Now, this poses a bit of a conundrum. Gaming has permeated all facets of my life to the point where I cannot imagine my life without it. And I'm not referring to simply playing video games. I'm referring to keeping up with industry news and developments, listening to authorities discuss game theory, EVEN BEING INTERESTED IN HOW THE GAMING INDUSTRY IS WEATHERING THE FINANCIAL CRISIS! JESUS CHRIST! Finances, in my book, are NOT FUN! SINCE WHEN DID FINANCES BECOME INTERESTING?! When finances started affecting the amount of coins in Mario's purse. Mama mia. Let'sa go. But I digress.

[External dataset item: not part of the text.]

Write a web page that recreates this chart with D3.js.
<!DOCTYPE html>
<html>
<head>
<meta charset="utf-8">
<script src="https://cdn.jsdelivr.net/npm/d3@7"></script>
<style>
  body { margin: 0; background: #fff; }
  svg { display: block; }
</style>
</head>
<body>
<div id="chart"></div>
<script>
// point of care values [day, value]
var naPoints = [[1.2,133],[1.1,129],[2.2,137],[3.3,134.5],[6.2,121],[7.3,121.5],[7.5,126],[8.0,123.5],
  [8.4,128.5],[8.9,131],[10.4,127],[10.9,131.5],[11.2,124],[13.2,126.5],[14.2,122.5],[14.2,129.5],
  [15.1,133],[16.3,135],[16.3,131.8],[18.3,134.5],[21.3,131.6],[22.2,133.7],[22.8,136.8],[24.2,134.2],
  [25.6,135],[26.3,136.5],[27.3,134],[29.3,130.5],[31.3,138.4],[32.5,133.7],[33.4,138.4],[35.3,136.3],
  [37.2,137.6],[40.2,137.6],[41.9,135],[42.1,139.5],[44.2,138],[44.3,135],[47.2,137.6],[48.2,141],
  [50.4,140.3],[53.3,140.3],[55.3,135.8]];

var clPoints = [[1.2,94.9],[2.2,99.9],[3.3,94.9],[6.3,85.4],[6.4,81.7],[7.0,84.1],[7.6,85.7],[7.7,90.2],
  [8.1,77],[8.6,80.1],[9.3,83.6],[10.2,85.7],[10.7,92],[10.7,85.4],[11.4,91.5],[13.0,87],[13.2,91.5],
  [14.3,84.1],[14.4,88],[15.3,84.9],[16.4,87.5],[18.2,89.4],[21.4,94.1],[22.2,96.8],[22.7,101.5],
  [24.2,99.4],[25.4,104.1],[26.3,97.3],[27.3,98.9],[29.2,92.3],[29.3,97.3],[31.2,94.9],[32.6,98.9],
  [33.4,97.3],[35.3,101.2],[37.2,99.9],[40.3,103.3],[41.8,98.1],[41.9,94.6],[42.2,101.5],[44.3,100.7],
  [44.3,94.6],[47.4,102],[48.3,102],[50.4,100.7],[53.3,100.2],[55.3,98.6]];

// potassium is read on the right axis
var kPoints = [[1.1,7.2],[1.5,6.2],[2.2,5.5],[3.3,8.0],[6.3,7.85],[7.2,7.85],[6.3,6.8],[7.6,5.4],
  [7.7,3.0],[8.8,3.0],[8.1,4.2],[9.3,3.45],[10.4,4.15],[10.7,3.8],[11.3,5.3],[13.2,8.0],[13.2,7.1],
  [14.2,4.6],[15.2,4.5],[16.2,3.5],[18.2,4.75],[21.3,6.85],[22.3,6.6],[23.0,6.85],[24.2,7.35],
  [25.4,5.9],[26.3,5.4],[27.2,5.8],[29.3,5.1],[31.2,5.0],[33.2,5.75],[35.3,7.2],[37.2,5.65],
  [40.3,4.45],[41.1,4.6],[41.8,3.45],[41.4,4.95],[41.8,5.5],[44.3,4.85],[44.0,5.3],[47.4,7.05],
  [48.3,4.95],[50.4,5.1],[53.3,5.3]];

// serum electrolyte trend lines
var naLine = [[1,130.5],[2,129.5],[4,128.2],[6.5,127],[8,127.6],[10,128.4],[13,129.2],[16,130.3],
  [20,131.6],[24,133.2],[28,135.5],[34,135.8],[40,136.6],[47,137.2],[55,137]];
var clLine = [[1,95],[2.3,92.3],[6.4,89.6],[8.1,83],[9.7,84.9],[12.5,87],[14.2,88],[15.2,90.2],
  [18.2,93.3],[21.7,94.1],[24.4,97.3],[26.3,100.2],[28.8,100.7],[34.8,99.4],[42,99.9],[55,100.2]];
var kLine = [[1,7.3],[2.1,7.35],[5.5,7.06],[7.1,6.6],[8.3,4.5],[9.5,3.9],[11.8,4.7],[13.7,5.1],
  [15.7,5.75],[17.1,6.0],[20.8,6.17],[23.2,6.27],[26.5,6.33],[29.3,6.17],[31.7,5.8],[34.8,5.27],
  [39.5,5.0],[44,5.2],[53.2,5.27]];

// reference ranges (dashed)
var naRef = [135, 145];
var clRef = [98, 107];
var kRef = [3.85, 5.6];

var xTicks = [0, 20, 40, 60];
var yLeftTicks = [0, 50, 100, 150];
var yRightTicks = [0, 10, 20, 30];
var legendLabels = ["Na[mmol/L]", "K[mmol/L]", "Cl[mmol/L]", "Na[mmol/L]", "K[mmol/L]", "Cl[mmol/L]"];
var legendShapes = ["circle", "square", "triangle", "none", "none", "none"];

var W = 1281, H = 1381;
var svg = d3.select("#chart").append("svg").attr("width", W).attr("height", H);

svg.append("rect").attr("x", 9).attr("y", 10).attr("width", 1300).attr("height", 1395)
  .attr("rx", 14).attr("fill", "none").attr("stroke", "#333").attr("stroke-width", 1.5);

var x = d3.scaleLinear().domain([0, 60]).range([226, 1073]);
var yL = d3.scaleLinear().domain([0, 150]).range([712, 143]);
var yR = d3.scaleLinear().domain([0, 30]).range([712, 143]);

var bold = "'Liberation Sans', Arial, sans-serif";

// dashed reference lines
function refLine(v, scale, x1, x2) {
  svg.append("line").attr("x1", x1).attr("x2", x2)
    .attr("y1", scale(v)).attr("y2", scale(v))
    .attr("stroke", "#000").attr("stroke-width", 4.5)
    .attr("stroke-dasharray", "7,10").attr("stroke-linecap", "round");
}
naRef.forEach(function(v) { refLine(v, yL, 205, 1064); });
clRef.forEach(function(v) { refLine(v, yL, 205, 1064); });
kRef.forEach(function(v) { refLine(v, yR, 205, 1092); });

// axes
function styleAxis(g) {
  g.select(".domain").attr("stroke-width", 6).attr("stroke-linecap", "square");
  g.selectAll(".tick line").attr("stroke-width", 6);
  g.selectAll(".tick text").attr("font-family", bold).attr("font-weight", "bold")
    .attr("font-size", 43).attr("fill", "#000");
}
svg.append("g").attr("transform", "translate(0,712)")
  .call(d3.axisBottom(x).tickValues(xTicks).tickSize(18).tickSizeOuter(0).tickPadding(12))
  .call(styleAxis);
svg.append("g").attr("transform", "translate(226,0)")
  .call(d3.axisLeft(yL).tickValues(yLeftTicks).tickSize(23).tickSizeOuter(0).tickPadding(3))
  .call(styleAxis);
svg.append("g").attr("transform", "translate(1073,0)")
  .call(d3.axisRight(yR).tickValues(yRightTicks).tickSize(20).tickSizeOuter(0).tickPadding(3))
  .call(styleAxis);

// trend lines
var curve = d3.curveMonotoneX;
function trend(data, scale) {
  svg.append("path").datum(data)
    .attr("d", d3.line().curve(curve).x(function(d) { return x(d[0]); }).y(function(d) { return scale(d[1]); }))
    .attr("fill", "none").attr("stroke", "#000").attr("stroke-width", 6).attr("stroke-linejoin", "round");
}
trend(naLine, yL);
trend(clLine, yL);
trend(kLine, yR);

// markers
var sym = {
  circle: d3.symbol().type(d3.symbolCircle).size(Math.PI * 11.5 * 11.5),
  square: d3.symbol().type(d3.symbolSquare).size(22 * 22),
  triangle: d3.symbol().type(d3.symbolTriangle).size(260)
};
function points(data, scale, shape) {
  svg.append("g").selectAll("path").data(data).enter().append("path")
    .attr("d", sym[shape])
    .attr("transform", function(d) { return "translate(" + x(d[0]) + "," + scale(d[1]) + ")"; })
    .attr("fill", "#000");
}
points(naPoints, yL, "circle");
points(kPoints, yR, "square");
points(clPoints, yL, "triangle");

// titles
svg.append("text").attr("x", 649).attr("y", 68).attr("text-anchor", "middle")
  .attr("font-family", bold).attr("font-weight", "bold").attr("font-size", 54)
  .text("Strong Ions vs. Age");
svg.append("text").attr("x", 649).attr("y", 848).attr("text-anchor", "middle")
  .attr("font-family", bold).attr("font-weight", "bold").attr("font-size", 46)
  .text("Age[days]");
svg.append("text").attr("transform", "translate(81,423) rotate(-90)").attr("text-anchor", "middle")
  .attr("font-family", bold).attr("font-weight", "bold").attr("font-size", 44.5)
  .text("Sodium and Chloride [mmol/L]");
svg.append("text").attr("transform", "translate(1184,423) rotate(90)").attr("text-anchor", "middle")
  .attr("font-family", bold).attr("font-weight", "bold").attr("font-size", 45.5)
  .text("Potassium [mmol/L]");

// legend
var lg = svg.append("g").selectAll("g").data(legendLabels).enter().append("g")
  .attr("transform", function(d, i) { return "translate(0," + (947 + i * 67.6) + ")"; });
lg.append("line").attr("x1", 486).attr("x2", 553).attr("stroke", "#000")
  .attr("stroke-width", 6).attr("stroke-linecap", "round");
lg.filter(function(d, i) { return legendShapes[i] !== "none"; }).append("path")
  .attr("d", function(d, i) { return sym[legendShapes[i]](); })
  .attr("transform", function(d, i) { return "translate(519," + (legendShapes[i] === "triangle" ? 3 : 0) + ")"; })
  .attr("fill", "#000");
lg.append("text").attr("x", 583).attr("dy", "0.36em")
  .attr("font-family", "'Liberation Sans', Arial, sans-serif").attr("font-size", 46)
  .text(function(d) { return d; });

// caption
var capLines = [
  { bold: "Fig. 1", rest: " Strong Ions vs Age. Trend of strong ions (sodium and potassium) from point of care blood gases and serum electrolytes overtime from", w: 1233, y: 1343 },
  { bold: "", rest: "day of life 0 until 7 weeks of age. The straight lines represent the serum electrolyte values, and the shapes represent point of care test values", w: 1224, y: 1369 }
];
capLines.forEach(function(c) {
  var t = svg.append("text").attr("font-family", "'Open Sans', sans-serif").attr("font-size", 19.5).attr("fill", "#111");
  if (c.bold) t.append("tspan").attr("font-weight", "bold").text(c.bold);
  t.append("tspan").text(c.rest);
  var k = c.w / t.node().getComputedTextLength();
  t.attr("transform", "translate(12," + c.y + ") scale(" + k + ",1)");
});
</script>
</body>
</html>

Conundrum time. Break it down.
I'm trying to figure out what the fuck I want to do with the rest of my life. Now, there are a great number of things that interest me. I'm interested in the challenge of explaining concepts like addition or story composition to small children. I'm fascinated by my perhaps idealized perception of life of as a librarian. I'm moved by the thought of devoting my life to the study of religion and philosophy. But... do I have any passion for these things? Up until now, I've taken a very mercenary view to employment and careers. I enjoyed my past jobs, and I enjoy my current job, because of the challenge presented and because of the satisfaction of developing certain skills. But I've never had a passion for grants management or urban forest restoration. Instead, I've been passionate about writing in a style different than what I've encountered before and in having a non-traditional work environment. The only thing aside from video games that I can say I have a passion for is the study of philosophy and religion, and I still feel an overwhelming urge to combine them into an academic glance at video game theory, philosophy, and ethics. So really, the thing I can say that I truly possess a passion for is gaming and the video game industry.

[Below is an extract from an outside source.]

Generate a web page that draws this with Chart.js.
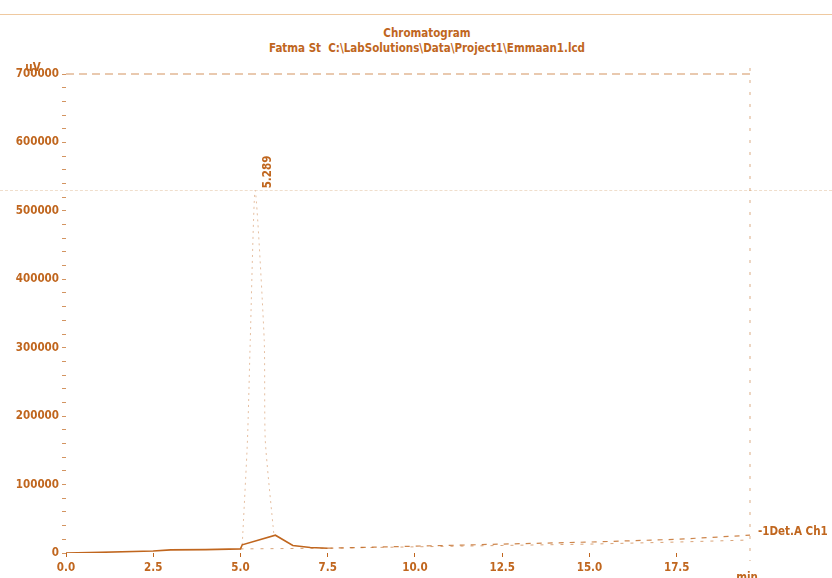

So, what to do. I like my job, and I actually like how busy I am (though I sometimes wish it would calm down just a tad), but I don't think I can keep up my mercenary attitude towards employment. I just don't have the passion for the industry that I need to truly get where I would want to be (i.e., at the very top, because I've found that I can't stop myself from looking at what's next once I reach any particular point). I fear that I may need to actually pursue my passion in seeking employment. This sounds mundane, I know, but I assure you that this is an alien concept for me.
Long story short, I've decided to try and break into the video game journalism industry. I don't know where this path will lead me, and I don't know if I'll actually succeed in this, but at the very least I would have tried and I will have developed skills that I did not have otherwise. And hey, I'm only 22. I have time to screw up, and at least the early stages of my play will allow me to screw up while still maintaining a full-time job.
I'm going to cut this short, seeing as it's almost midnight and I didn't sleep nearly as well as I wanted to last night as well as the fact that we're babysitting my 3 year old nephew tomorrow after work so my dear sister can go bowling. But I'm genuinely energized and excited about the prospect of at least trying to break into this industry and doing something new with my passion. That's gotta count for something.